To: Chicago magazine staff
From: Dick
Date: March 29, 2011

Dear Friends,

This April 15 will mark my 20th anniversary at Chicago magazine, and I’ve decided that the day presents an appropriate occasion for me to step down as editor.

The moment is simply right. Yes, I’m obviously following the example recently set by Mayor Daley—but I think I’m leaving the magazine in better shape than he’s leaving the city. After a brief, tough period in the wake of the financial meltdown, our publication is thriving, and it remains in good hands.

Some of you know that I slid into journalism by the narrowest of margins—I was about to start work as a lawyer when a New Jersey newspaper offered me a job.

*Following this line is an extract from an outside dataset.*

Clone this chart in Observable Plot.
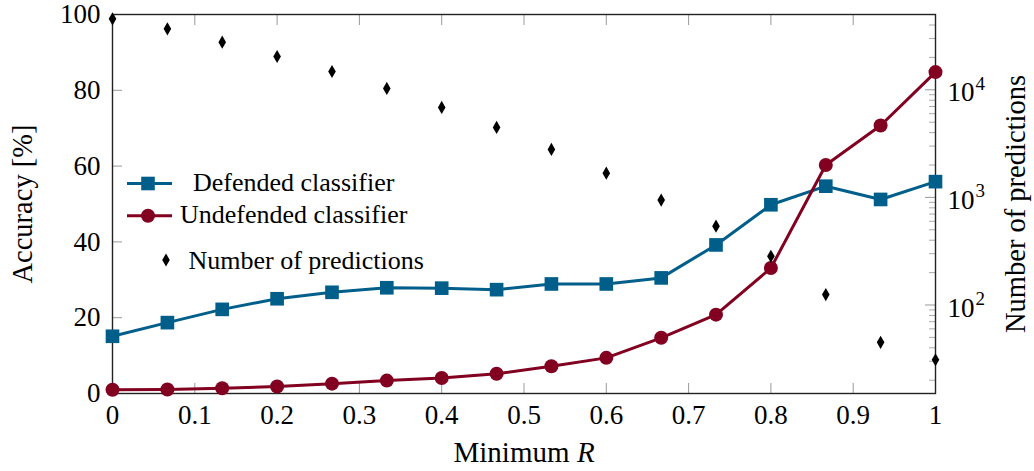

Since then, not a day has passed when I haven’t been grateful to be doing what I’m doing. Out of all my years in the business, though, the richest, the happiest, the best have been spent here, and that is all because of you.

Month after month, your imagination, dedication, and exhausting hard work have produced wonderful magazines. Sometimes I look back over old issues and I’m astonished at what we’ve accomplished. The stories resound, the design entices, the ads provide ballast. The consistency is phenomenal. And we’ve done it while enjoying each other! I can’t tell you what a pleasure it’s been to sit in my office and hear laughter resonating around the 11th floor.

Permit me to offer up some parting wisdom: In all the hurly-burly of life and work, our sole focus here has been to create outstanding journalism. The story in all its dimensions is everything, more important than any of us individually. That’s what accounts for our success and—speaking for me, anyway—the good times.

I’ll be around for the next few weeks and then in and out for a few months as needed, so please don’t hesitate to stop by to say hello, talk about plans, chat about old times (oh, hell, stop by even if you’re trying to collect an old debt). As always, it will be great to see you.